6. BASE RENT FOR RENEWAL LEASE TERM. If Tenant exercises the Renewal Option, the
Base Rent shall be $8.90 per rentable square foot for the first Renewal Option
and $9.73 per rentable square foot for the second Renewal Option; provided
Tenant accepts the Premises "as-is". Should Tenant elect to exercise the Renewal
Option with a Tenant Improvement Allowance ($200,000.00 per Renewal Option),
then the Base Rent shall be $9.72 per rentable square foot for the first Renewal
Option and $10.55 per rentable square foot for the second Renewal Option.
7. TERMINATION OF RENEWAL OPTION ON SUBLEASE OR ASSIGNMENT BY TENANT. In the
event Landlord consents to a SUBLEASE OR ASSIGNMENT, as defined in the Lease,
the Renewal Option shall automatically terminate unless otherwise agreed in
writing by Landlord, EXCEPT THAT, THIS RENEWAL OPTION SHALL NOT TERMINATE SO
LONG AS TENANT CONTINUES TO OCCUPY MORE THAN FIFTY PERCENT (50%) OF THE
PREMISES.
1
ADDENDUM NUMBER TWO
FIRST RIGHT OF OFFER
Provided Tenant is not in default hereunder, during the Term, Tenant shall have
the first right of offer (the "First Right of Offer") on available space in the
Building (the "Expansion Space"). Landlord shall provide to Tenant written
notice of such Expansion Space as it becomes available outlining the square
footage and market terms and conditions in similar quality flex buildings in the
Research Triangle Park area. Tenant may exercise the First Right of Offer only
by delivering to Landlord, within ten (10) business days after receipt of
Landlord's notice, a written notice of Tenant's election to exercise the First
Right of Offer. In the event Tenant does not respond to Landlord's notice within
the said ten (10) day period, then Landlord may pursue other interested tenants.

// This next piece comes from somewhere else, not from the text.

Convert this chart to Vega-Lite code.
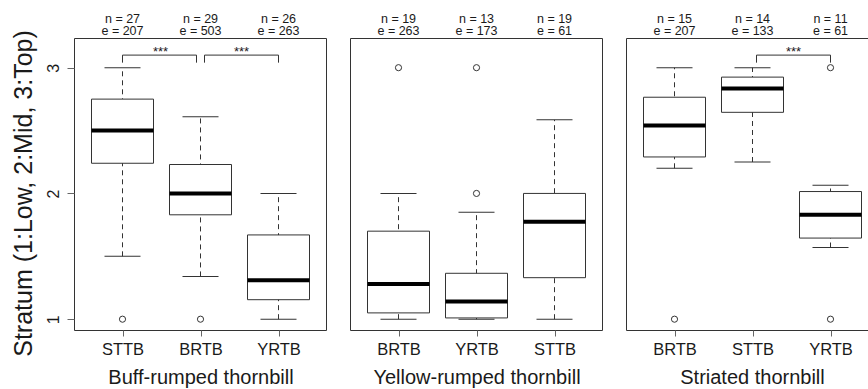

However, if Tenant exercises its First Right of Offer, then Tenant and Landlord
shall commence good faith negotiations to lease the Expansion Space under the
following conditions: (i) the terms of said lease shall be at the then current
market terms and rates negotiated by Landlord and Tenant, however, if Landlord
and Tenant can not agree upon a rental rate, the rental rate shall be determined
by arbitration, (ii) this Lease shall be amended to incorporate the terms of
leasing the Expansion Space and the term of any lease for the Expansion Space
shall expire on the Termination Date; provided, however, if this Lease is not
amended to incorporate the terms of leasing the Expansion Space, then the lease
term for such Expansion Space shall expire on the Expiration Date; and (iii) if
Tenant exercises its First Right of Offer during the last year of the Term, then
this Lease FOR THE EXPANSION SPACE ONLY shall be amended to extend the Term for
a minimum of three (3) years.
1
ADDENDUM NUMBER THREE
OPTION TO CANCEL
Tenant shall have the right to cancel this Lease at any time between the
thirty-sixth (36th) month and the forty-eighth (48th) month of the initial lease
term by providing Landlord twelve (12) months prior written notice between the
twenty-fourth (24th) months and the thirty-sixth (36th) month of the initial
lease term if: (i) Tenant is not in default under this Lease; (ii) Tenant ceases
to operate in Wake or Durham counties; or (iii) if Tenant requires additional
space of a minimum of fifty percent (50%) of the Demised Premises and Landlord
is unable to deliver the additional space (either contiguous, within a close
proximity or new space for the original and expanded space requirement) in a
location mutually acceptable to Landlord and Tenant within twelve (12) months of
written notice from Tenant of the additional space requirement. If Tenant
exercises its right to cancel this Lease, then prior to the effective date of
any such cancellation, Tenant shall pay to Landlord, at the time the notice of
the intent to cancel the Lease is delivered, a cancellation fee in an amount
equal to the sum of three (3) months rent WHICH IS $192,203.10.